Here you do have an orientation class - if you like you can prove this using the Hochschild-Serre spectral sequence - but the cup product structure is not the same as in a product of two circles.

Does this mean that the Leray-Hirsch isomorphism does not derive from a mapping of the cochain complexes?

 

[lavinia]

You should jump ahead to the Serre spectral sequence for a fibration. Then it all becomes either crystal clear or not, depending on your perspective :)

can you explain this a little?

 

[zhentil]

can you explain this a little?

The E2 page of the Serre spectral sequence is what one would obtain by Leray-Hirsch. So in a sense, the Serre spectral sequence can be seen as measuring the obstruction to finding cohomology classes that restrict to generators of the fiber.

 

[zhentil]

Does this mean that the Leray-Hirsch isomorphism does not derive from a mapping of the cochain complexes?

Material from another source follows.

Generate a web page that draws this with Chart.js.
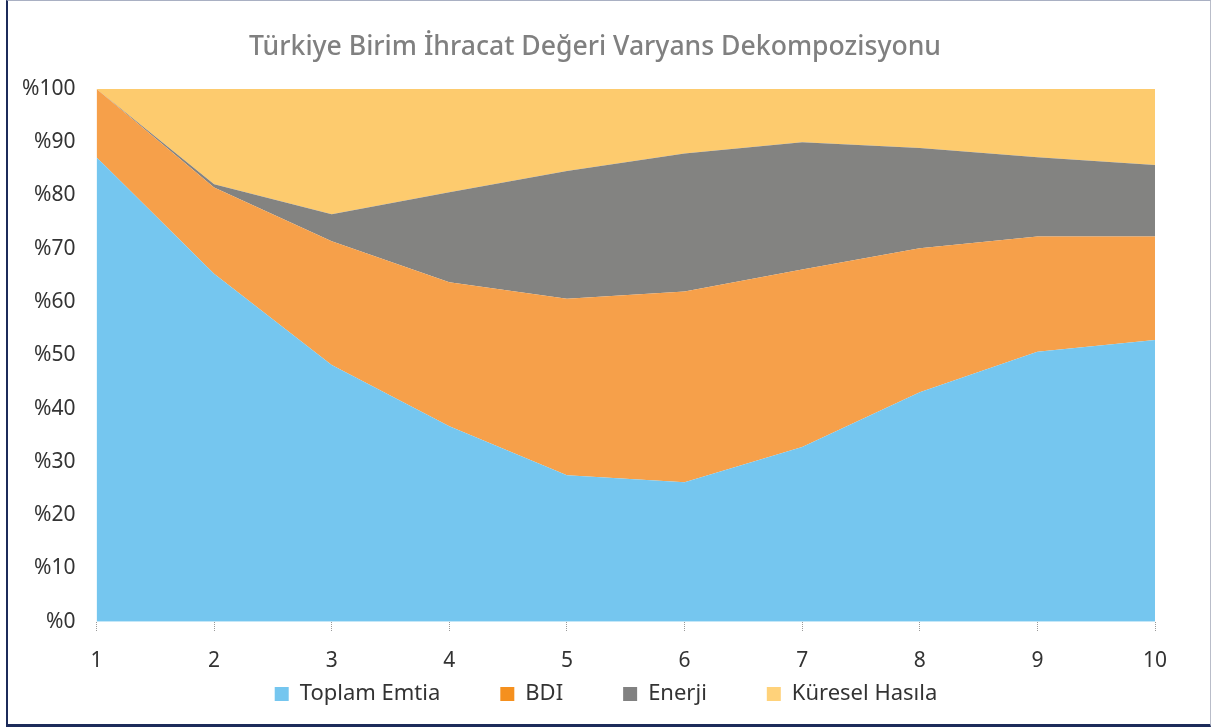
<!DOCTYPE html>
<html lang="tr">
<head>
<meta charset="utf-8">
<title>Türkiye Birim İhracat Değeri Varyans Dekompozisyonu</title>
<script src="https://cdn.jsdelivr.net/npm/chart.js@4.4.1/dist/chart.umd.min.js"></script>
<style>
    html, body { margin: 0; padding: 0; background: #fff; }
    .frame {
        position: absolute;
        left: 6px; top: 0;
        width: 1205px; height: 727px;
        box-sizing: border-box;
        border-top: 1px solid #a9b0c3;
        border-left: 2px solid #1c2b5a;
        border-right: 1px solid #b9bdc9;
        border-bottom: 3px solid #1c2b5a;
    }
    .chart-wrap { position: absolute; left: 0; top: 0; right: 0; bottom: 0; }
</style>
</head>
<body>
<div class="frame">
    <div class="chart-wrap"><canvas id="vdChart"></canvas></div>
</div>
<script>
// Ufuk (dönem) etiketleri
const periods = ['1', '2', '3', '4', '5', '6', '7', '8', '9', '10'];

// Varyans payları (%)
const toplamEmtia = [87.2, 65.3, 48.2, 36.7, 27.5, 26.2, 32.8, 43.1, 50.7, 52.9];
const bdi         = [12.8, 16.2, 23.2, 27.0, 33.1, 35.8, 33.3, 27.0, 21.6, 19.4];
const enerji      = [0.0, 0.6, 5.1, 16.9, 24.0, 25.9, 23.9, 18.8, 14.9, 13.4];
const kureselHasila = [0.0, 17.9, 23.5, 19.4, 15.4, 12.1, 10.0, 11.1, 12.8, 14.3];

const seriesNames = ['Toplam Emtia', 'BDI', 'Enerji', 'Küresel Hasıla'];
const areaColors = ['#75c6ef', '#f6a04a', '#838381', '#fdcb6e'];
const legendColors = ['#75c6ef', '#f5901e', '#818181', '#ffd27a'];

const yTicks = [0, 10, 20, 30, 40, 50, 60, 70, 80, 90, 100];

const fontFamily = '"Noto Sans", "DejaVu Sans", sans-serif';

// legend padding hem yatay aralığı hem yüksekliği büyütüyor, yüksekliği geri al
const LEGEND_PAD = 60;
const LEGEND_TRIM = LEGEND_PAD + 8;
const LEGEND_DX = 24;   // legend'i sağa kaydır
const TITLE_DX = 13;    // başlığı sağa kaydır

const layoutTweaks = {
    id: 'layoutTweaks',
    afterInit(chart) {
        const lg = chart.legend;
        if (lg) {
            const fit = lg.fit;
            lg.fit = function() {
                fit.call(this);
                this.height -= LEGEND_TRIM;
            };
            const draw = lg.draw;
            lg.draw = function() {
                this.top -= LEGEND_TRIM;
                this.ctx.save();
                this.ctx.translate(LEGEND_DX, 0);
                draw.apply(this, arguments);
                this.ctx.restore();
                this.top += LEGEND_TRIM;
            };
        }
        const tb = chart.titleBlock;
        if (tb) {
            const tdraw = tb.draw;
            tb.draw = function() {
                this.ctx.save();
                this.ctx.translate(TITLE_DX, 0);
                tdraw.apply(this, arguments);
                this.ctx.restore();
            };
        }
    }
};

function makeDataset(i, values) {
    return {
        label: seriesNames[i],
        data: values,
        backgroundColor: areaColors[i],
        borderColor: areaColors[i],
        borderWidth: 0,
        pointRadius: 0,
        pointHoverRadius: 0,
        tension: 0,
        fill: i === 0 ? 'origin' : '-1'
    };
}

const ctx = document.getElementById('vdChart').getContext('2d');
new Chart(ctx, {
    type: 'line',
    data: {
        labels: periods,
        datasets: [
            makeDataset(0, toplamEmtia),
            makeDataset(1, bdi),
            makeDataset(2, enerji),
            makeDataset(3, kureselHasila)
        ]
    },
    plugins: [layoutTweaks],
    options: {
        responsive: true,
        maintainAspectRatio: false,
        animation: false,
        layout: { padding: { left: 1, right: 55, top: 26, bottom: 9 } },
        plugins: {
            title: {
                display: true,
                text: 'Türkiye Birim İhracat Değeri Varyans Dekompozisyonu',
                color: '#808080',
                font: { family: fontFamily, size: 26.6, weight: '500' },
                padding: { top: 4, bottom: 26 }
            },
            legend: {
                position: 'bottom',
                labels: {
                    color: '#333',
                    font: { family: fontFamily, size: 22 },
                    boxWidth: 14,
                    boxHeight: 14,
                    padding: LEGEND_PAD,
                    generateLabels: function(chart) {
                        return chart.data.datasets.map((ds, i) => ({
                            text: ds.label,
                            fillStyle: legendColors[i],
                            strokeStyle: legendColors[i],
                            lineWidth: 0,
                            datasetIndex: i,
                            fontColor: '#333'
                        }));
                    }
                }
            },
            tooltip: { enabled: false }
        },
        scales: {
            x: {
                offset: false,
                border: { display: false },
                grid: {
                    display: true,
                    drawOnChartArea: false,
                    drawTicks: true,
                    tickLength: 10,
                    tickBorderDash: [1, 1],
                    tickColor: '#9a9a9a',
                    tickWidth: 1
                },
                ticks: {
                    color: '#333',
                    font: { family: fontFamily, size: 21 },
                    padding: 17,
                    maxRotation: 0
                }
            },
            y: {
                stacked: true,
                min: 0,
                max: 100,
                border: { display: false },
                grid: { display: false },
                afterBuildTicks: function(axis) {
                    axis.ticks = yTicks.map(v => ({ value: v }));
                },
                ticks: {
                    color: '#333',
                    font: { family: fontFamily, size: 21 },
                    padding: 13,
                    callback: v => '%' + v
                }
            }
        }
    }
});
</script>
</body>
</html>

I'm not sure quite sure what this means. In the case of a Kunneth theorem, you would have this, but in general there's no map from a fiber bundle to the fiber. This may be misunderstanding your question, but if you mean a Kunneth-style argument where you pull back cohomology classes based on two projections, that can't work in a nontrivial fiber bundle. Think of the proof of Thom isomorphism in de Rham cohomology: you don't get the fiber cohomology class for free, i.e. it's not pulled back from anything.

 

[lavinia]

I'm not sure quite sure what this means. In the case of a Kunneth theorem, you would have this, but in general there's no map from a fiber bundle to the fiber. This may be misunderstanding your question, but if you mean a Kunneth-style argument where you pull back cohomology classes based on two projections, that can't work in a nontrivial fiber bundle. Think of the proof of Thom isomorphism in de Rham cohomology: you don't get the fiber cohomology class for free, i.e. it's not pulled back from anything.

no but since there is a mapping that respects the product structure on might think that there is a mapping of chain complexes. that was the original question I think. No one was expecting a Kunneth argument. Still there definitely are non-trivial bundles where the fiber cohomology is pulled back from classes in the total space of the bundle.